• [Instructions for the task]:
Copy the data that follows exactly. Include no pictures.

-------

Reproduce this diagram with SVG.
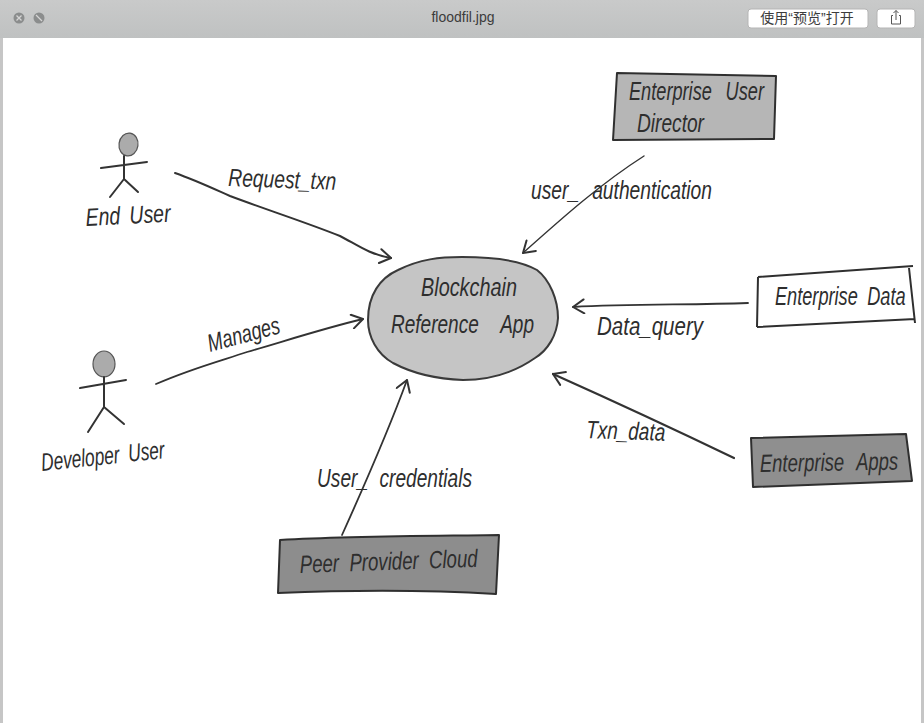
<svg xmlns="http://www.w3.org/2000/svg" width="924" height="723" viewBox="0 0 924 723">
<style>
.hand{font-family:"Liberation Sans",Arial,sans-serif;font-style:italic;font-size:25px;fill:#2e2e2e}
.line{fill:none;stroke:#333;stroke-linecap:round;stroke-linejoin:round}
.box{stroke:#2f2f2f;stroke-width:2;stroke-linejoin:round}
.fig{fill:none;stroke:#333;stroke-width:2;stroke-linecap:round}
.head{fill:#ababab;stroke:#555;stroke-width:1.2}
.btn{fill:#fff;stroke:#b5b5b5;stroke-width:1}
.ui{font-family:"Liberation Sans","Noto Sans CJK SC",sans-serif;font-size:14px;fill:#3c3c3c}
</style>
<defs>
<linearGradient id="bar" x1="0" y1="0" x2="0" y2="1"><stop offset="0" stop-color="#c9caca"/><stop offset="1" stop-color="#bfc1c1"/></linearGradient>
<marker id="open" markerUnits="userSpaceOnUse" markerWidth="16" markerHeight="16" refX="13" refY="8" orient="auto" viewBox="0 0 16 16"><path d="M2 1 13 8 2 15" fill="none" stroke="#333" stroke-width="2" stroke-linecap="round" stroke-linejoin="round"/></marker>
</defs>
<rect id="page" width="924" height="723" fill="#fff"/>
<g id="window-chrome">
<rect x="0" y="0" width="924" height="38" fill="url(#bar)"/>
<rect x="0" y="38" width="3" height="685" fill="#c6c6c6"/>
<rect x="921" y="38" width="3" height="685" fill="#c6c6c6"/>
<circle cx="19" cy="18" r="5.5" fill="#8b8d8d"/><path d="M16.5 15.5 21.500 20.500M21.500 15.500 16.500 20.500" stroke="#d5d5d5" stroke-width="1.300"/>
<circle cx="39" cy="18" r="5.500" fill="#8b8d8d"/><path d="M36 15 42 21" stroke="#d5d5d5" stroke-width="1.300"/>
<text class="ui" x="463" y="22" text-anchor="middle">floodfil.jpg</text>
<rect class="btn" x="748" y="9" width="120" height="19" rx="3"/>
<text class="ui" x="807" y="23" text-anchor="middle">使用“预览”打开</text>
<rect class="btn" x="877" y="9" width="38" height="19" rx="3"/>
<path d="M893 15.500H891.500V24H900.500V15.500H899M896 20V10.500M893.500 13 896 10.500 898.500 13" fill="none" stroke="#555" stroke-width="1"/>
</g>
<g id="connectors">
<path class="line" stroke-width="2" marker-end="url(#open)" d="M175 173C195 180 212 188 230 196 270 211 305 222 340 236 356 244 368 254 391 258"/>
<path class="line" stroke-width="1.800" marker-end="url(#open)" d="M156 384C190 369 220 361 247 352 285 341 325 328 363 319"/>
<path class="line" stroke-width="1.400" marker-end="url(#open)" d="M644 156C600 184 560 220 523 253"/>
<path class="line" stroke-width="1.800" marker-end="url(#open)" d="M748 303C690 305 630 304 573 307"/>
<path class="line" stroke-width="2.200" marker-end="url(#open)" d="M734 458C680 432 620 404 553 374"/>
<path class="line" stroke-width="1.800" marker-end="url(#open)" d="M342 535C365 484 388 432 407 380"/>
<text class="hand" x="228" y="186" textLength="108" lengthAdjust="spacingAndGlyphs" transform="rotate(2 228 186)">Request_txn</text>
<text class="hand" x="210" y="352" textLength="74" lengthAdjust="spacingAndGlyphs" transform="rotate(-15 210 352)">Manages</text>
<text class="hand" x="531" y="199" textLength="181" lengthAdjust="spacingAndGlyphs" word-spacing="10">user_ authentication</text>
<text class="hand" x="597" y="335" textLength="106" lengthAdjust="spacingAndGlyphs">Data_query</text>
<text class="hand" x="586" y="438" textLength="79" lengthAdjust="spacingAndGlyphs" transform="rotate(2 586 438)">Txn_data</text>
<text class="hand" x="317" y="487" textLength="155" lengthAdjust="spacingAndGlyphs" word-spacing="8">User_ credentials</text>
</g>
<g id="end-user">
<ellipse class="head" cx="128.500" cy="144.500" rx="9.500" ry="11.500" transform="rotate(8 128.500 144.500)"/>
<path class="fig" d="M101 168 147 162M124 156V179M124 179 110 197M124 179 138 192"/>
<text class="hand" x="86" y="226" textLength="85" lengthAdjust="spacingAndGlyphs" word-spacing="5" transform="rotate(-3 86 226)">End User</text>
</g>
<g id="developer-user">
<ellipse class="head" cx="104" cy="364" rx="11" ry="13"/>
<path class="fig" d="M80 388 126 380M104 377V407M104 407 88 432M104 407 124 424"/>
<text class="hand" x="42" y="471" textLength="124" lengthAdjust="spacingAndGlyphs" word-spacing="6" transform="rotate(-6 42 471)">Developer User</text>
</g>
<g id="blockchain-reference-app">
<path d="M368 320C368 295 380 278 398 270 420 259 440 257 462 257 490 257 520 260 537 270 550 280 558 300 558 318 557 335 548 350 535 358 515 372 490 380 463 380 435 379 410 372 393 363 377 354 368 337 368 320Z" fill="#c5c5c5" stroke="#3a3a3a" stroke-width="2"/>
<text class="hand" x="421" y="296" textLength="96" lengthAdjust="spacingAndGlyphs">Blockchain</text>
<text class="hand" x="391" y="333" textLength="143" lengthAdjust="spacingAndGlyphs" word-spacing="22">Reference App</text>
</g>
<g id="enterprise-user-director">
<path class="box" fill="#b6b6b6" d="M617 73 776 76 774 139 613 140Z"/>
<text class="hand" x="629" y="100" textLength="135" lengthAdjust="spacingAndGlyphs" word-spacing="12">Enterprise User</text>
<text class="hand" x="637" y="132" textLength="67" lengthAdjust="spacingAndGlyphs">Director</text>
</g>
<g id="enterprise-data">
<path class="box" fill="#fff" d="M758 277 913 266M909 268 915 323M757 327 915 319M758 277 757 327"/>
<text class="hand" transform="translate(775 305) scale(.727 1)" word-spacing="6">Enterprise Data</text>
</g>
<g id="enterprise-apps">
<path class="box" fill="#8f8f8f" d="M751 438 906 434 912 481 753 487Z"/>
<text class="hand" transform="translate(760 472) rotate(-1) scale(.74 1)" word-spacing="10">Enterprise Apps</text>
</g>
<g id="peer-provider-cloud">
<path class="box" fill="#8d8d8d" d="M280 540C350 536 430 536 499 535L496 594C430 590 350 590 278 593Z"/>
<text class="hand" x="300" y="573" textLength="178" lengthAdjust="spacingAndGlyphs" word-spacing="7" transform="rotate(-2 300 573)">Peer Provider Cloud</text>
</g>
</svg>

-------

• [Solution for this task]:
Reproduce this diagram with SVG.
<svg xmlns="http://www.w3.org/2000/svg" width="924" height="723" viewBox="0 0 924 723">
<style>
.hand{font-family:"Liberation Sans",Arial,sans-serif;font-style:italic;font-size:25px;fill:#2e2e2e}
.line{fill:none;stroke:#333;stroke-linecap:round;stroke-linejoin:round}
.box{stroke:#2f2f2f;stroke-width:2;stroke-linejoin:round}
.fig{fill:none;stroke:#333;stroke-width:2;stroke-linecap:round}
.head{fill:#ababab;stroke:#555;stroke-width:1.2}
.btn{fill:#fff;stroke:#b5b5b5;stroke-width:1}
.ui{font-family:"Liberation Sans","Noto Sans CJK SC",sans-serif;font-size:14px;fill:#3c3c3c}
</style>
<defs>
<linearGradient id="bar" x1="0" y1="0" x2="0" y2="1"><stop offset="0" stop-color="#c9caca"/><stop offset="1" stop-color="#bfc1c1"/></linearGradient>
<marker id="open" markerUnits="userSpaceOnUse" markerWidth="16" markerHeight="16" refX="13" refY="8" orient="auto" viewBox="0 0 16 16"><path d="M2 1 13 8 2 15" fill="none" stroke="#333" stroke-width="2" stroke-linecap="round" stroke-linejoin="round"/></marker>
</defs>
<rect id="page" width="924" height="723" fill="#fff"/>
<g id="window-chrome">
<rect x="0" y="0" width="924" height="38" fill="url(#bar)"/>
<rect x="0" y="38" width="3" height="685" fill="#c6c6c6"/>
<rect x="921" y="38" width="3" height="685" fill="#c6c6c6"/>
<circle cx="19" cy="18" r="5.5" fill="#8b8d8d"/><path d="M16.5 15.5 21.500 20.500M21.500 15.500 16.500 20.500" stroke="#d5d5d5" stroke-width="1.300"/>
<circle cx="39" cy="18" r="5.500" fill="#8b8d8d"/><path d="M36 15 42 21" stroke="#d5d5d5" stroke-width="1.300"/>
<text class="ui" x="463" y="22" text-anchor="middle">floodfil.jpg</text>
<rect class="btn" x="748" y="9" width="120" height="19" rx="3"/>
<text class="ui" x="807" y="23" text-anchor="middle">使用“预览”打开</text>
<rect class="btn" x="877" y="9" width="38" height="19" rx="3"/>
<path d="M893 15.500H891.500V24H900.500V15.500H899M896 20V10.500M893.500 13 896 10.500 898.500 13" fill="none" stroke="#555" stroke-width="1"/>
</g>
<g id="connectors">
<path class="line" stroke-width="2" marker-end="url(#open)" d="M175 173C195 180 212 188 230 196 270 211 305 222 340 236 356 244 368 254 391 258"/>
<path class="line" stroke-width="1.800" marker-end="url(#open)" d="M156 384C190 369 220 361 247 352 285 341 325 328 363 319"/>
<path class="line" stroke-width="1.400" marker-end="url(#open)" d="M644 156C600 184 560 220 523 253"/>
<path class="line" stroke-width="1.800" marker-end="url(#open)" d="M748 303C690 305 630 304 573 307"/>
<path class="line" stroke-width="2.200" marker-end="url(#open)" d="M734 458C680 432 620 404 553 374"/>
<path class="line" stroke-width="1.800" marker-end="url(#open)" d="M342 535C365 484 388 432 407 380"/>
<text class="hand" x="228" y="186" textLength="108" lengthAdjust="spacingAndGlyphs" transform="rotate(2 228 186)">Request_txn</text>
<text class="hand" x="210" y="352" textLength="74" lengthAdjust="spacingAndGlyphs" transform="rotate(-15 210 352)">Manages</text>
<text class="hand" x="531" y="199" textLength="181" lengthAdjust="spacingAndGlyphs" word-spacing="10">user_ authentication</text>
<text class="hand" x="597" y="335" textLength="106" lengthAdjust="spacingAndGlyphs">Data_query</text>
<text class="hand" x="586" y="438" textLength="79" lengthAdjust="spacingAndGlyphs" transform="rotate(2 586 438)">Txn_data</text>
<text class="hand" x="317" y="487" textLength="155" lengthAdjust="spacingAndGlyphs" word-spacing="8">User_ credentials</text>
</g>
<g id="end-user">
<ellipse class="head" cx="128.500" cy="144.500" rx="9.500" ry="11.500" transform="rotate(8 128.500 144.500)"/>
<path class="fig" d="M101 168 147 162M124 156V179M124 179 110 197M124 179 138 192"/>
<text class="hand" x="86" y="226" textLength="85" lengthAdjust="spacingAndGlyphs" word-spacing="5" transform="rotate(-3 86 226)">End User</text>
</g>
<g id="developer-user">
<ellipse class="head" cx="104" cy="364" rx="11" ry="13"/>
<path class="fig" d="M80 388 126 380M104 377V407M104 407 88 432M104 407 124 424"/>
<text class="hand" x="42" y="471" textLength="124" lengthAdjust="spacingAndGlyphs" word-spacing="6" transform="rotate(-6 42 471)">Developer User</text>
</g>
<g id="blockchain-reference-app">
<path d="M368 320C368 295 380 278 398 270 420 259 440 257 462 257 490 257 520 260 537 270 550 280 558 300 558 318 557 335 548 350 535 358 515 372 490 380 463 380 435 379 410 372 393 363 377 354 368 337 368 320Z" fill="#c5c5c5" stroke="#3a3a3a" stroke-width="2"/>
<text class="hand" x="421" y="296" textLength="96" lengthAdjust="spacingAndGlyphs">Blockchain</text>
<text class="hand" x="391" y="333" textLength="143" lengthAdjust="spacingAndGlyphs" word-spacing="22">Reference App</text>
</g>
<g id="enterprise-user-director">
<path class="box" fill="#b6b6b6" d="M617 73 776 76 774 139 613 140Z"/>
<text class="hand" x="629" y="100" textLength="135" lengthAdjust="spacingAndGlyphs" word-spacing="12">Enterprise User</text>
<text class="hand" x="637" y="132" textLength="67" lengthAdjust="spacingAndGlyphs">Director</text>
</g>
<g id="enterprise-data">
<path class="box" fill="#fff" d="M758 277 913 266M909 268 915 323M757 327 915 319M758 277 757 327"/>
<text class="hand" transform="translate(775 305) scale(.727 1)" word-spacing="6">Enterprise Data</text>
</g>
<g id="enterprise-apps">
<path class="box" fill="#8f8f8f" d="M751 438 906 434 912 481 753 487Z"/>
<text class="hand" transform="translate(760 472) rotate(-1) scale(.74 1)" word-spacing="10">Enterprise Apps</text>
</g>
<g id="peer-provider-cloud">
<path class="box" fill="#8d8d8d" d="M280 540C350 536 430 536 499 535L496 594C430 590 350 590 278 593Z"/>
<text class="hand" x="300" y="573" textLength="178" lengthAdjust="spacingAndGlyphs" word-spacing="7" transform="rotate(-2 300 573)">Peer Provider Cloud</text>
</g>
</svg>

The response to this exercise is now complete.